We two boys didn’t attend the actual funeral. We stayed for
the afternoon with a nice lady who gave us the run of her house, which
unfortunately led to another memory surrounding bodily functions. I’m still
mortified all these years later that I opened the bathroom door and caught her
sitting on the toilet. I closed the door and later apologized profusely (I was
a polite kid) and recall that she was very nice about it. She didn’t have
children and just wasn’t used to having to lock the door.
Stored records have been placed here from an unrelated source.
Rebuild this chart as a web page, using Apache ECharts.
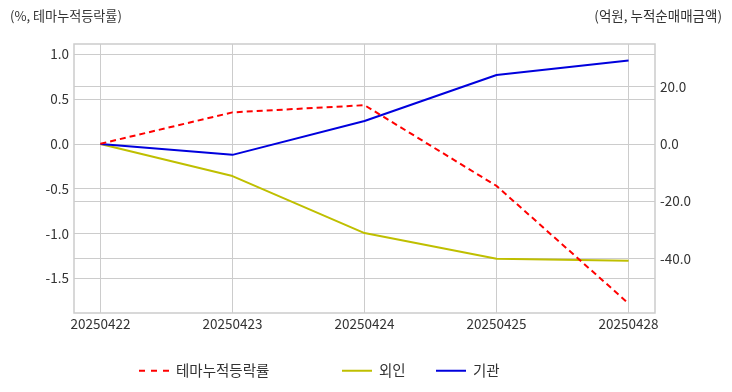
<!DOCTYPE html>
<html><head><meta charset="utf-8">
<script src="https://cdn.jsdelivr.net/npm/echarts@6/dist/echarts.min.js"></script>
<style>html,body{margin:0;padding:0;background:#fff}#c{width:732px;height:392px}</style>
</head><body><div id="c"></div>
<script>
const categories = ['20250422','20250423','20250424','20250425','20250428'];
const themeReturn = [0.0, 0.35, 0.43, -0.47, -1.78];
const foreign = [0.0, -11.2, -31.1, -40.1, -40.8];
const institution = [0.0, -3.8, 8.0, 24.1, 29.1];
const leftTicks = [1.0, 0.5, 0.0, -0.5, -1.0, -1.5];
const rightTicks = [20, 0, -20, -40];
const xTicks = [0, 1, 2, 3, 4];

const FONT = '"Noto Sans CJK KR", "Noto Sans", sans-serif';
const txt = '#333';
const gridLine = {show: true, lineStyle: {color: '#cccccc', width: 1}};
const pairs = arr => arr.map((v, i) => [i, v]);
const legendBase = {bottom: 9, itemWidth: 30, itemHeight: 10, itemGap: 10,
  textStyle: {fontFamily: FONT, fontSize: 14.5, color: txt, padding: [0, 0, 0, 2]}};

const chart = echarts.init(document.getElementById('c'));
chart.setOption({
  animation: false,
  textStyle: {fontFamily: FONT},
  grid: {left: 74, right: 77, top: 44, bottom: 79, show: true, borderColor: '#cccccc', borderWidth: 1.5, containLabel: false},
  graphic: [
    {type: 'text', left: 10, top: 9, style: {text: '(%, 테마누적등락률)', fontFamily: FONT, fontSize: 13.1, fill: txt}},
    {type: 'text', right: 10, top: 9, style: {text: '(억원, 누적순매매금액)', fontFamily: FONT, fontSize: 13.5, fill: txt}}
  ],
  legend: [
    Object.assign({}, legendBase, {left: 134, data: [{name: '테마누적등락률', icon: 'path://M0,4h6v2h-6zM12,4h6v2h-6zM24,4h6v2h-6z'}]}),
    Object.assign({}, legendBase, {left: 337, data: [{name: '외인', icon: 'path://M0,4h30v2h-30z'}]}),
    Object.assign({}, legendBase, {left: 431, data: [{name: '기관', icon: 'path://M0,4h30v2h-30z'}]})
  ],
  xAxis: {
    type: 'value', min: -0.2, max: 4.2,
    axisLine: {show: false}, axisTick: {show: false, customValues: xTicks},
    splitLine: gridLine,
    axisLabel: {customValues: xTicks, formatter: v => categories[Math.round(v)], color: txt, fontSize: 13.5, margin: 4, fontFamily: FONT}
  },
  yAxis: [
    {type: 'value', position: 'left', min: -1.886, max: 1.112,
     axisLine: {show: false}, axisTick: {show: false, customValues: leftTicks},
     splitLine: gridLine,
     axisLabel: {customValues: leftTicks, formatter: v => v.toFixed(1), color: txt, fontSize: 13.5, margin: 5, fontFamily: FONT}},
    {type: 'value', position: 'right', min: -59.0, max: 34.9,
     axisLine: {show: false}, axisTick: {show: false, customValues: rightTicks},
     splitLine: gridLine,
     axisLabel: {customValues: rightTicks, formatter: v => v.toFixed(1), color: txt, fontSize: 13.5, margin: 5, fontFamily: FONT}}
  ],
  series: [
    {name: '테마누적등락률', type: 'line', yAxisIndex: 0, data: pairs(themeReturn), symbol: 'none',
     lineStyle: {color: '#ff0000', width: 2, type: [6, 4]}, itemStyle: {color: '#ff0000'}, z: 3},
    {name: '외인', type: 'line', yAxisIndex: 1, data: pairs(foreign), symbol: 'none',
     lineStyle: {color: '#bfbf00', width: 2}, itemStyle: {color: '#bfbf00'}, z: 2},
    {name: '기관', type: 'line', yAxisIndex: 1, data: pairs(institution), symbol: 'none',
     lineStyle: {color: '#0000dd', width: 2}, itemStyle: {color: '#0000dd'}, z: 2}
  ]
});
</script></body></html>
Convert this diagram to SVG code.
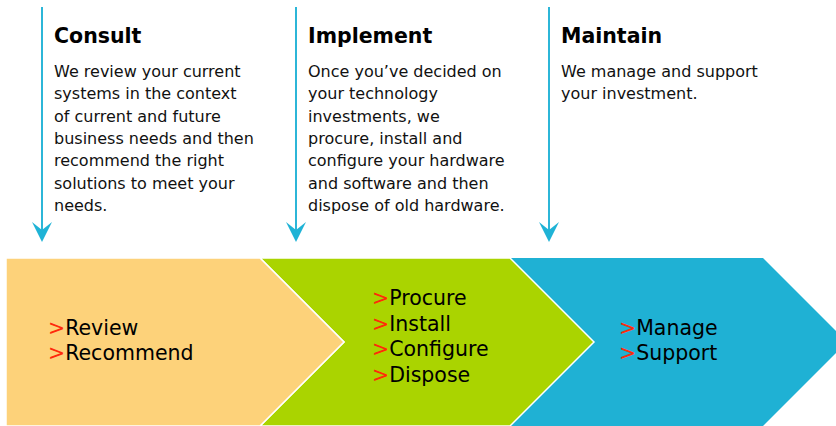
<svg xmlns="http://www.w3.org/2000/svg" width="836" height="426" viewBox="0 0 836 426">
<defs>
<style>
.title{font-family:"DejaVu Sans",Verdana,sans-serif;font-weight:bold;font-size:20.5px;fill:#000}
.body{font-family:"DejaVu Sans",Verdana,sans-serif;font-size:16px;fill:#111}
.item{font-family:"DejaVu Sans",Verdana,sans-serif;font-size:20.5px;fill:#000}
.gt{fill:#ff2a0a}
.line{stroke:#2cb6d8;stroke-width:2;fill:none}
.head{fill:#1fb3d6}
</style>
</defs>
<rect width="836" height="426" fill="#fff"/>
<g id="connectors">
<line class="line" x1="42" y1="7" x2="42" y2="232"/>
<path class="head" d="M32,222 L42,230 L52,222 L42,242 Z"/>
<line class="line" x1="296" y1="7" x2="296" y2="232"/>
<path class="head" d="M286,222 L296,230 L306,222 L296,242 Z"/>
<line class="line" x1="549" y1="7" x2="549" y2="232"/>
<path class="head" d="M539,222 L549,230 L559,222 L549,242 Z"/>
</g>
<g id="consult">
<text class="title" x="54" y="43">Consult</text>
<text class="body" x="54" y="77">We review your current</text>
<text class="body" x="54" y="99.3">systems in the context</text>
<text class="body" x="54" y="121.6">of current and future</text>
<text class="body" x="54" y="144">business needs and then</text>
<text class="body" x="54" y="166.3">recommend the right</text>
<text class="body" x="54" y="188.6">solutions to meet your</text>
<text class="body" x="54" y="211">needs.</text>
</g>
<g id="implement">
<text class="title" x="308" y="43">Implement</text>
<text class="body" x="308" y="77">Once you’ve decided on</text>
<text class="body" x="308" y="99.3">your technology</text>
<text class="body" x="308" y="121.6">investments, we</text>
<text class="body" x="308" y="144">procure, install and</text>
<text class="body" x="308" y="166.3">configure your hardware</text>
<text class="body" x="308" y="188.6">and software and then</text>
<text class="body" x="308" y="211">dispose of old hardware.</text>
</g>
<g id="maintain">
<text class="title" x="561" y="43">Maintain</text>
<text class="body" x="561" y="77">We manage and support</text>
<text class="body" x="561" y="99.3">your investment.</text>
</g>
<g id="stage-maintain">
<path d="M510,258 L763,258 L847,342 L763,426 L510,426 L594,342 Z" fill="#1fb1d4"/>
<text class="item" x="619" y="335"><tspan class="gt">&gt;</tspan>Manage</text>
<text class="item" x="619" y="360"><tspan class="gt">&gt;</tspan>Support</text>
</g>
<g id="stage-implement">
<path d="M260,258 L510,258 L594,342 L510,426 L260,426 L344,342 Z" fill="#aad400" stroke="#fff" stroke-width="1.5"/>
<text class="item" x="372" y="305"><tspan class="gt">&gt;</tspan>Procure</text>
<text class="item" x="372" y="330.5"><tspan class="gt">&gt;</tspan>Install</text>
<text class="item" x="372" y="356"><tspan class="gt">&gt;</tspan>Configure</text>
<text class="item" x="372" y="381.5"><tspan class="gt">&gt;</tspan>Dispose</text>
</g>
<g id="stage-consult">
<path d="M6,258 L260,258 L344,342 L260,426 L6,426 Z" fill="#fdd27a" stroke="#fff" stroke-width="1.5"/>
<text class="item" x="48" y="335"><tspan class="gt">&gt;</tspan>Review</text>
<text class="item" x="48" y="360"><tspan class="gt">&gt;</tspan>Recommend</text>
</g>
</svg>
Back in Toronto, we rode a Canadian Pacific train all the
way to Vancouver. I remember getting a shock from the neon-light handrail
whenever we walked up the stairs in the Vista-Dome car. I asked my mother if I
could buy a coke downstairs in the bar area. She told me to ask the price. The
man behind the little counter had an accent and it sounded like he was saying
“five ten cents.” I finally realized he was saying “fifteen cents.” My mother
told me that was too expensive (pop was a nickel back then) so I didn’t get my
coke.
From Vancouver we took the day-long ferry over to Victoria
(no BC Ferries yet). I remember trying a pop machine (a nickel machine) that
allowed you to mix the four varieties into a cup. I ended up with something undrinkable
but drank it anyway. My parents trained us not to be wasteful, and I'm not
surprised those machines aren't still around.
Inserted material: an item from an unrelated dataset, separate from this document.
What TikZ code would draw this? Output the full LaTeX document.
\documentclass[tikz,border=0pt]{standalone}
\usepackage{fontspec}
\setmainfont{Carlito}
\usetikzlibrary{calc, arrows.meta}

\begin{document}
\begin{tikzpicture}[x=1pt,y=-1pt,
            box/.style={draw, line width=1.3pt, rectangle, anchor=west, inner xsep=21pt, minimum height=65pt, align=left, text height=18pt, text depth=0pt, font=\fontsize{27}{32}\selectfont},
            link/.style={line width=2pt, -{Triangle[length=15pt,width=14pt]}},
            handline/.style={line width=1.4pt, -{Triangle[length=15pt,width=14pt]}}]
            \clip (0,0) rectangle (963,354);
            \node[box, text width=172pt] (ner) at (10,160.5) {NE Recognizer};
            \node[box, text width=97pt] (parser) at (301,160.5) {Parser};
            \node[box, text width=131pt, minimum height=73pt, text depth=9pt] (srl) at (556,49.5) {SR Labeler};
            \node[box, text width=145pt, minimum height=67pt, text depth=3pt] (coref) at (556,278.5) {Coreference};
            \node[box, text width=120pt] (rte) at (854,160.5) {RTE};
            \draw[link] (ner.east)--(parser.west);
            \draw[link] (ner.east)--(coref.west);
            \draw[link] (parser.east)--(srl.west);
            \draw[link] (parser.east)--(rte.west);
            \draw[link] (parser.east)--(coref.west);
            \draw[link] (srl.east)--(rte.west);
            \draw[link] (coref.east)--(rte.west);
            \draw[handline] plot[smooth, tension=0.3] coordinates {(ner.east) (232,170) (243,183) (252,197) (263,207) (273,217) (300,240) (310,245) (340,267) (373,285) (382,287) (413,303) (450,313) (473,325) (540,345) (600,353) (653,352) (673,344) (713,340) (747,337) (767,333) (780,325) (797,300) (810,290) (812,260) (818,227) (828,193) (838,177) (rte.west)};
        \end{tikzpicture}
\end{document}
In Victoria, we stayed overnight on Halloween with old
friends of my Canadian-born mother and went out trick-or-treating with
just-purchased paper-mache Donald Duck masks and our raincoats. Weren’t we
special! My mother’s friends had a coal furnace and gave us lumps of coal to
take home with us – even back then there was show-and-tell in elementary
schools and I later confirmed that real coal was a show-stopper in a California
school.
From Victoria we traveled onward to Seattle. All I remember
is Pike Place Market and eating for the first time in my life a hot dog with
raw onions on it one rainy morning. That’s still one of my personal favorites,
even though my better half makes (and prefers) cooked onions.
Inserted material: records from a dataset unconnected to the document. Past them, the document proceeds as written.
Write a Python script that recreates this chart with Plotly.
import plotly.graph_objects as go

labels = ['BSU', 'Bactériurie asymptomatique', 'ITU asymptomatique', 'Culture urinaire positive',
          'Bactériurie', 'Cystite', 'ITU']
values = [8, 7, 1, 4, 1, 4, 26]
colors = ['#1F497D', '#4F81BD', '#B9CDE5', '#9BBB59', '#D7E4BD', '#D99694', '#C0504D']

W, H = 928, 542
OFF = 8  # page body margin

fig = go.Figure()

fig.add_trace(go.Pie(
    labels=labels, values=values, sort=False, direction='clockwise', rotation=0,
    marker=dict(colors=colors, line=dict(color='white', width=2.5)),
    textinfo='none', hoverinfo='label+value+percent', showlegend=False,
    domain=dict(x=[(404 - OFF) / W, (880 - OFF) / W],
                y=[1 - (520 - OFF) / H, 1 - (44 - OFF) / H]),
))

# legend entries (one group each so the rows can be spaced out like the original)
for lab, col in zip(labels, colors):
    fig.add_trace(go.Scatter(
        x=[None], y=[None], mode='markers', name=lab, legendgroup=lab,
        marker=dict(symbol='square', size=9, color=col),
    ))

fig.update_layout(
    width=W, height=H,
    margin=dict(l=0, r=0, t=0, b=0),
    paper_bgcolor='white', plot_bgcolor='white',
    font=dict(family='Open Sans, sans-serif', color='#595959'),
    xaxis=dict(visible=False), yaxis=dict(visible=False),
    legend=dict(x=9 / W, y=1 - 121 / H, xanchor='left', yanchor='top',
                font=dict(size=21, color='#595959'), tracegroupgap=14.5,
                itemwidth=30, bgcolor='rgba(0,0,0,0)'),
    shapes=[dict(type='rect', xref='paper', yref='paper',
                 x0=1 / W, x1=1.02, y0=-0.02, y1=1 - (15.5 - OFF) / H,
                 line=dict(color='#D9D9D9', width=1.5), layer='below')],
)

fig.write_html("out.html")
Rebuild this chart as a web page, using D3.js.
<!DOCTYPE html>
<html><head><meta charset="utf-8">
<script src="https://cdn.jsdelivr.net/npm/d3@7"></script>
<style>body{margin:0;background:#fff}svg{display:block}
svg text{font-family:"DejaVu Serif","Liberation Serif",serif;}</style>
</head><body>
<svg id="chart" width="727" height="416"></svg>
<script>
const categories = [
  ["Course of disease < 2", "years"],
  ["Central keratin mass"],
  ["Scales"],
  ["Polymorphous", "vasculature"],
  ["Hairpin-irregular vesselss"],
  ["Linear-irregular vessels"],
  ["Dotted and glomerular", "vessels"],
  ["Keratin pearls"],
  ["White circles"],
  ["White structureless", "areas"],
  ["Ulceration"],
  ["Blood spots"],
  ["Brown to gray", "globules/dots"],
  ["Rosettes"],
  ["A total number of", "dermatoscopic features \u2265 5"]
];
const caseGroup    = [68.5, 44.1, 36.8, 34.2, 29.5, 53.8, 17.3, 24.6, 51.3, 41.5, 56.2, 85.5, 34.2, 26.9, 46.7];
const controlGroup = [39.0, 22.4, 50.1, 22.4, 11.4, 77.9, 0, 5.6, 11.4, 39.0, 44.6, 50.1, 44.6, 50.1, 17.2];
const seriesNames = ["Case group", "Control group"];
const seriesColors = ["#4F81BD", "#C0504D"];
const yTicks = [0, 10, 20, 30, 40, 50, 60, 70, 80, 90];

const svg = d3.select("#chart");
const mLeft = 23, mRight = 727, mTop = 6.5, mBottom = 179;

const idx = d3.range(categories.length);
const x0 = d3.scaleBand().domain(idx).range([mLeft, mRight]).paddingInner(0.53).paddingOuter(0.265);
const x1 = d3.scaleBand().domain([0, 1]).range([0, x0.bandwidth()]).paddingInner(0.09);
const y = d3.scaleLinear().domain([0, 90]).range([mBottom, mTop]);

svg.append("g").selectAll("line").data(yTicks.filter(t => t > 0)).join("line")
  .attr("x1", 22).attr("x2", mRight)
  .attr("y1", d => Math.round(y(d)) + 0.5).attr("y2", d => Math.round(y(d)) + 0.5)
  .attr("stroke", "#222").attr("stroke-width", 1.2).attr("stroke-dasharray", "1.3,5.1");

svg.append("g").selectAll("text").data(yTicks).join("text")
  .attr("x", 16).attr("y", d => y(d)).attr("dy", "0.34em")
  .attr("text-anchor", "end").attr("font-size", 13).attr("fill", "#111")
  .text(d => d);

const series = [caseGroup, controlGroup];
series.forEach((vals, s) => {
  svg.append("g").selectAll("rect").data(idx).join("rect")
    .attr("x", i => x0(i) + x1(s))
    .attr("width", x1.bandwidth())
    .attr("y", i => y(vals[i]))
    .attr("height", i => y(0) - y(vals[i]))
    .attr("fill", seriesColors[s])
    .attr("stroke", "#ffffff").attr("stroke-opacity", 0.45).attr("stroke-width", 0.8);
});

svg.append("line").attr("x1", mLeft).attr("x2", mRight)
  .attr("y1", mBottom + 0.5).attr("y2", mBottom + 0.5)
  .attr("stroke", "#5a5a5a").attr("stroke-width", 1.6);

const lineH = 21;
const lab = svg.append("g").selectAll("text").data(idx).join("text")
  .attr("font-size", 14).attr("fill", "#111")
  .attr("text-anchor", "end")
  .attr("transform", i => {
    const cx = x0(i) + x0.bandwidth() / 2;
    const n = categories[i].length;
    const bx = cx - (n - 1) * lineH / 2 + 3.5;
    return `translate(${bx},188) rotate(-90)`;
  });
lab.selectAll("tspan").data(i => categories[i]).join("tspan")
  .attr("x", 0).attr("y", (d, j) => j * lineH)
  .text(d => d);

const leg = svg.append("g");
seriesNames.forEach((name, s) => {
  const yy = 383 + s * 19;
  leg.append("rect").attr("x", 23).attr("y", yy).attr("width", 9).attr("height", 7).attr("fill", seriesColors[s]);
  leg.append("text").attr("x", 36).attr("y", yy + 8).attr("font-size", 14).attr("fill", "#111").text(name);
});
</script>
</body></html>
From there it was back down the coast to San Francisco,
where my father picked us up at the train station. That experience hooked me on travel, even
though I didn’t realize it at the time. Last year we finally took that long
train trip on Amtrak that I’d been waiting to do ever since – Seattle to
Sacramento to Chicago to New Orleans. Four consecutive nights on the train, no
lamp chops with tassels, a claustrophobic upper bunk for me, and much bumpier
road-beds than I recall in 1954.
I still loved it, and every time I see a passenger train I’m
ready to jump aboard. Ah, memory lane, or in my case memory tracks.
2 comments:
That was great to read Brian. I actually remember many of those things and I remember something else. I recall sitting there on the train when I saw this little white button and I wondered what it was for. So of course I pushed it and within 30 seconds along came the porter wondering if someone had pushed the button. For some reason everyone looked at me and Mom asked if I had pushed the button. My face was undoubtedly bright red as I lamely replied that I hadn't and if looks could kill the look on Mom's face would have done me in right there. So that's my #1 memory of that trip and it explains why I don't even try lying anymore.
Thanks. That's a great addition, although fairly tame compared to what grandson Blane pulled off a couple of years back, hitting the 911 Emergency telephone button in the hotel room his parents were staying in.
It's proven to be good training for marriage as well. Always tell the truth. The truth is easier to remember.